• SOURCE DATA
+++

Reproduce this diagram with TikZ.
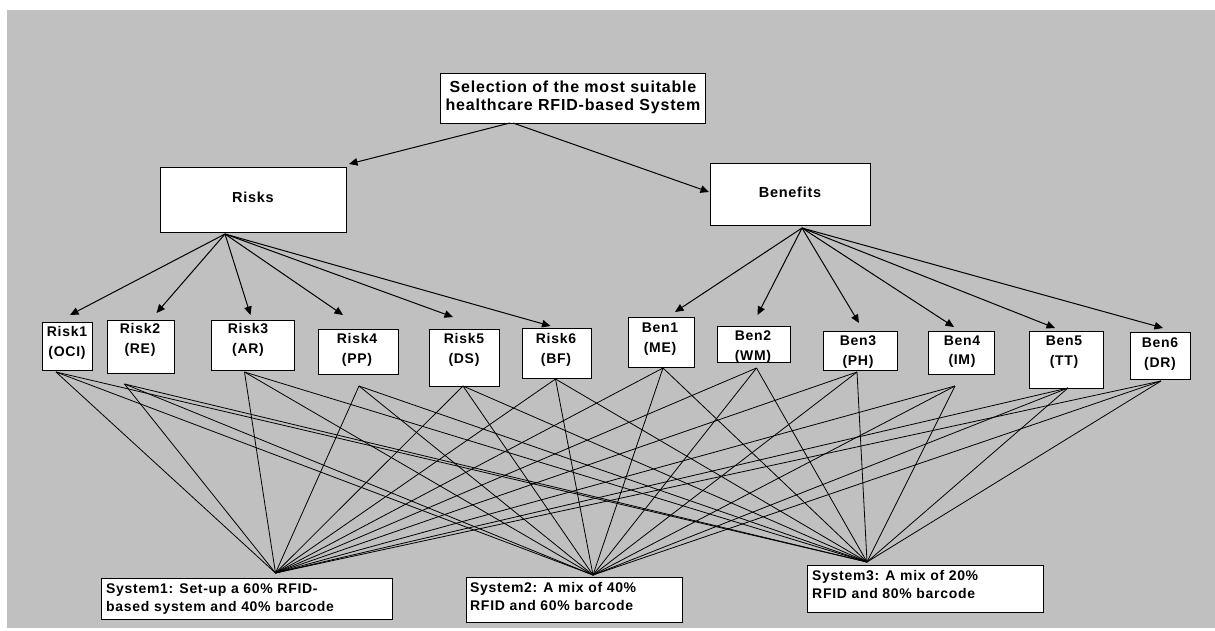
\documentclass[tikz,border=0pt]{standalone}
\usepackage{fontspec}
\setmainfont{Liberation Sans}
\newfontfamily\lblfont{Liberation Sans}[LetterSpace=5]
\newfontfamily\topfont{Liberation Sans}[LetterSpace=5]
\usetikzlibrary{arrows.meta,calc}
\definecolor{bg}{HTML}{C0C0C0}
\newcommand\ctwo[3]{\vtop{\baselineskip=#1pt\halign{\hfil##\hfil\cr#2\cr#3\cr}}}
\newcommand\ltwo[3]{\vtop{\baselineskip=#1pt\halign{##\hfil\cr#2\cr#3\cr}}}
\begin{document}
\begin{tikzpicture}[x=1pt,y=-1pt,
  box/.style={draw=black, line width=0.9pt, fill=white, inner sep=0pt, outer sep=0pt, anchor=north west},
  lbl/.style={inner sep=0pt, anchor=base, font=\lblfont\bfseries\fontsize{14}{20}\selectfont},
  toplbl/.style={inner sep=0pt, anchor=base, font=\topfont\bfseries\fontsize{16}{18}\selectfont},
  biglbl/.style={inner sep=0pt, anchor=base, font=\lblfont\bfseries\fontsize{14.5}{18}\selectfont},
  arr/.style={line width=1pt, -{Triangle[length=8.5pt,width=7.5pt]}},
  link/.style={line width=0.8pt}]
\useasboundingbox (0,0) rectangle (1215,630);
\fill[white] (0,0) rectangle (1215,630);
\fill[bg] (7,10) rectangle (1215,628);

% boxes
\node[box, minimum width=265pt, minimum height=50pt] (top) at (440,73) {};
\node[box, minimum width=186pt, minimum height=65pt] (risks) at (160,167) {};
\node[box, minimum width=160pt, minimum height=62pt] (bens) at (710,163) {};
\node[box, minimum width=50pt, minimum height=48pt] (r1) at (42,322) {};
\node[box, minimum width=67pt, minimum height=53pt] (r2) at (107,320) {};
\node[box, minimum width=83pt, minimum height=50pt] (r3) at (211,320) {};
\node[box, minimum width=80pt, minimum height=45pt] (r4) at (318,329) {};
\node[box, minimum width=70pt, minimum height=57pt] (r5) at (429,329) {};
\node[box, minimum width=69pt, minimum height=50pt] (r6) at (522,328) {};
\node[box, minimum width=66pt, minimum height=50pt] (b1) at (628,317) {};
\node[box, minimum width=73pt, minimum height=36pt] (b2) at (717,326) {};
\node[box, minimum width=74pt, minimum height=39pt] (b3) at (823,331) {};
\node[box, minimum width=66pt, minimum height=43pt] (b4) at (928,331) {};
\node[box, minimum width=74pt, minimum height=57pt] (b5) at (1029,331) {};
\node[box, minimum width=60pt, minimum height=47pt] (b6) at (1130,332) {};
\node[box, minimum width=291pt, minimum height=41pt] (s1) at (101,578) {};
\node[box, minimum width=216pt, minimum height=45pt] (s2) at (466,577) {};
\node[box, minimum width=236pt, minimum height=47pt] (s3) at (807,565) {};

% labels
\node[toplbl] (ttop) at (573,92) {\ctwo{18}{Selection of the most suitable}{healthcare RFID-based System}};
\node[biglbl] (trisks) at (253,202) {Risks};
\node[biglbl] (tbens) at (790,197) {Benefits};
\node[lbl] (tr1) at (67,336) {\ctwo{20}{Risk1}{(OCI)}};
\node[lbl] (tr2) at (140,333) {\ctwo{20}{Risk2}{(RE)}};
\node[lbl] (tr3) at (248,333) {\ctwo{20}{Risk3}{(AR)}};
\node[lbl] (tr4) at (357,343) {\ctwo{20}{Risk4}{(PP)}};
\node[lbl] (tr5) at (464,343) {\ctwo{20}{Risk5}{(DS)}};
\node[lbl] (tr6) at (556,343) {\ctwo{20}{Risk6}{(BF)}};
\node[lbl] (tb1) at (660,332) {\ctwo{20}{Ben1}{(ME)}};
\node[lbl] (tb2) at (753,340) {\ctwo{20}{Ben2}{(WM)}};
\node[lbl] (tb3) at (858,345) {\ctwo{20}{Ben3}{(PH)}};
\node[lbl] (tb4) at (962,345) {\ctwo{19}{Ben4}{(IM)}};
\node[lbl] (tb5) at (1064,345) {\ctwo{20}{Ben5}{(TT)}};
\node[lbl] (tb6) at (1160,347) {\ctwo{20}{Ben6}{(DR)}};
\node[lbl, anchor=base west] (ts1) at (106,593) {\ltwo{18}{System1: Set-up a 60\% RFID-}{based system and 40\% barcode}};
\node[lbl, anchor=base west] (ts2) at (470,592) {\ltwo{18}{System2: A mix of 40\%}{RFID and 60\% barcode}};
\node[lbl, anchor=base west] (ts3) at (812,580) {\ltwo{18}{System3: A mix of 20\%}{RFID and 80\% barcode}};

% fan points
\coordinate (rf) at ($(risks.south west)+(65,2)$);
\coordinate (bf) at ($(bens.south west)+(92,3)$);
\coordinate (s1i) at ($(s1.north)+(29,-5)$);
\coordinate (s2i) at ($(s2.north)+(19,-2)$);
\coordinate (s3i) at ($(s3.north)+(-58,-3)$);

% top arrows
\draw[arr] ($(top.south west)+(70,0)$) -- ($(risks.north east)+(3,-3)$);
\draw[arr] ($(top.south west)+(73,0)$) -- ($(bens.west)+(-1,-2)$);

% fan arrows
\foreach \n/\dx/\dy in {r1/3/-7, r2/16/-7, r3/-2/-5, r4/-15/-14, r5/-11/-12, r6/-6/-2}
  \draw[arr] (rf) -- ($(\n.north)+(\dx,\dy)$);
\foreach \n/\dx/\dy in {b1/14/-5, b2/4/-11, b3/-1/-8, b4/-7/-4, b5/-11/-3, b6/3/-4}
  \draw[arr] (bf) -- ($(\n.north)+(\dx,\dy)$);

% outgoing points
\foreach \n/\dx/\dy in {r1/-11/2, r2/-16/11, r3/-8/2, r4/1/12, r5/-1/0, r6/-1/1, b1/2/1, b2/3/6, b3/-3/2, b4/-6/12, b5/2/0, b6/1/2}
  \coordinate (\n-out) at ($(\n.south)+(\dx,\dy)$);

\foreach \n in {r1,r2,r3,r4,r5,r6,b1,b2,b3,b4,b5,b6}
  \foreach \s in {s1i,s2i,s3i}
    \draw[link] (\n-out) -- (\s);
\end{tikzpicture}
\end{document}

+++

• WORK REQUIRED
Without including any pictures, reproduce the listing exactly.

• TASK ANSWER
Reproduce this diagram with TikZ.
\documentclass[tikz,border=0pt]{standalone}
\usepackage{fontspec}
\setmainfont{Liberation Sans}
\newfontfamily\lblfont{Liberation Sans}[LetterSpace=5]
\newfontfamily\topfont{Liberation Sans}[LetterSpace=5]
\usetikzlibrary{arrows.meta,calc}
\definecolor{bg}{HTML}{C0C0C0}
\newcommand\ctwo[3]{\vtop{\baselineskip=#1pt\halign{\hfil##\hfil\cr#2\cr#3\cr}}}
\newcommand\ltwo[3]{\vtop{\baselineskip=#1pt\halign{##\hfil\cr#2\cr#3\cr}}}
\begin{document}
\begin{tikzpicture}[x=1pt,y=-1pt,
  box/.style={draw=black, line width=0.9pt, fill=white, inner sep=0pt, outer sep=0pt, anchor=north west},
  lbl/.style={inner sep=0pt, anchor=base, font=\lblfont\bfseries\fontsize{14}{20}\selectfont},
  toplbl/.style={inner sep=0pt, anchor=base, font=\topfont\bfseries\fontsize{16}{18}\selectfont},
  biglbl/.style={inner sep=0pt, anchor=base, font=\lblfont\bfseries\fontsize{14.5}{18}\selectfont},
  arr/.style={line width=1pt, -{Triangle[length=8.5pt,width=7.5pt]}},
  link/.style={line width=0.8pt}]
\useasboundingbox (0,0) rectangle (1215,630);
\fill[white] (0,0) rectangle (1215,630);
\fill[bg] (7,10) rectangle (1215,628);

% boxes
\node[box, minimum width=265pt, minimum height=50pt] (top) at (440,73) {};
\node[box, minimum width=186pt, minimum height=65pt] (risks) at (160,167) {};
\node[box, minimum width=160pt, minimum height=62pt] (bens) at (710,163) {};
\node[box, minimum width=50pt, minimum height=48pt] (r1) at (42,322) {};
\node[box, minimum width=67pt, minimum height=53pt] (r2) at (107,320) {};
\node[box, minimum width=83pt, minimum height=50pt] (r3) at (211,320) {};
\node[box, minimum width=80pt, minimum height=45pt] (r4) at (318,329) {};
\node[box, minimum width=70pt, minimum height=57pt] (r5) at (429,329) {};
\node[box, minimum width=69pt, minimum height=50pt] (r6) at (522,328) {};
\node[box, minimum width=66pt, minimum height=50pt] (b1) at (628,317) {};
\node[box, minimum width=73pt, minimum height=36pt] (b2) at (717,326) {};
\node[box, minimum width=74pt, minimum height=39pt] (b3) at (823,331) {};
\node[box, minimum width=66pt, minimum height=43pt] (b4) at (928,331) {};
\node[box, minimum width=74pt, minimum height=57pt] (b5) at (1029,331) {};
\node[box, minimum width=60pt, minimum height=47pt] (b6) at (1130,332) {};
\node[box, minimum width=291pt, minimum height=41pt] (s1) at (101,578) {};
\node[box, minimum width=216pt, minimum height=45pt] (s2) at (466,577) {};
\node[box, minimum width=236pt, minimum height=47pt] (s3) at (807,565) {};

% labels
\node[toplbl] (ttop) at (573,92) {\ctwo{18}{Selection of the most suitable}{healthcare RFID-based System}};
\node[biglbl] (trisks) at (253,202) {Risks};
\node[biglbl] (tbens) at (790,197) {Benefits};
\node[lbl] (tr1) at (67,336) {\ctwo{20}{Risk1}{(OCI)}};
\node[lbl] (tr2) at (140,333) {\ctwo{20}{Risk2}{(RE)}};
\node[lbl] (tr3) at (248,333) {\ctwo{20}{Risk3}{(AR)}};
\node[lbl] (tr4) at (357,343) {\ctwo{20}{Risk4}{(PP)}};
\node[lbl] (tr5) at (464,343) {\ctwo{20}{Risk5}{(DS)}};
\node[lbl] (tr6) at (556,343) {\ctwo{20}{Risk6}{(BF)}};
\node[lbl] (tb1) at (660,332) {\ctwo{20}{Ben1}{(ME)}};
\node[lbl] (tb2) at (753,340) {\ctwo{20}{Ben2}{(WM)}};
\node[lbl] (tb3) at (858,345) {\ctwo{20}{Ben3}{(PH)}};
\node[lbl] (tb4) at (962,345) {\ctwo{19}{Ben4}{(IM)}};
\node[lbl] (tb5) at (1064,345) {\ctwo{20}{Ben5}{(TT)}};
\node[lbl] (tb6) at (1160,347) {\ctwo{20}{Ben6}{(DR)}};
\node[lbl, anchor=base west] (ts1) at (106,593) {\ltwo{18}{System1: Set-up a 60\% RFID-}{based system and 40\% barcode}};
\node[lbl, anchor=base west] (ts2) at (470,592) {\ltwo{18}{System2: A mix of 40\%}{RFID and 60\% barcode}};
\node[lbl, anchor=base west] (ts3) at (812,580) {\ltwo{18}{System3: A mix of 20\%}{RFID and 80\% barcode}};

% fan points
\coordinate (rf) at ($(risks.south west)+(65,2)$);
\coordinate (bf) at ($(bens.south west)+(92,3)$);
\coordinate (s1i) at ($(s1.north)+(29,-5)$);
\coordinate (s2i) at ($(s2.north)+(19,-2)$);
\coordinate (s3i) at ($(s3.north)+(-58,-3)$);

% top arrows
\draw[arr] ($(top.south west)+(70,0)$) -- ($(risks.north east)+(3,-3)$);
\draw[arr] ($(top.south west)+(73,0)$) -- ($(bens.west)+(-1,-2)$);

% fan arrows
\foreach \n/\dx/\dy in {r1/3/-7, r2/16/-7, r3/-2/-5, r4/-15/-14, r5/-11/-12, r6/-6/-2}
  \draw[arr] (rf) -- ($(\n.north)+(\dx,\dy)$);
\foreach \n/\dx/\dy in {b1/14/-5, b2/4/-11, b3/-1/-8, b4/-7/-4, b5/-11/-3, b6/3/-4}
  \draw[arr] (bf) -- ($(\n.north)+(\dx,\dy)$);

% outgoing points
\foreach \n/\dx/\dy in {r1/-11/2, r2/-16/11, r3/-8/2, r4/1/12, r5/-1/0, r6/-1/1, b1/2/1, b2/3/6, b3/-3/2, b4/-6/12, b5/2/0, b6/1/2}
  \coordinate (\n-out) at ($(\n.south)+(\dx,\dy)$);

\foreach \n in {r1,r2,r3,r4,r5,r6,b1,b2,b3,b4,b5,b6}
  \foreach \s in {s1i,s2i,s3i}
    \draw[link] (\n-out) -- (\s);
\end{tikzpicture}
\end{document}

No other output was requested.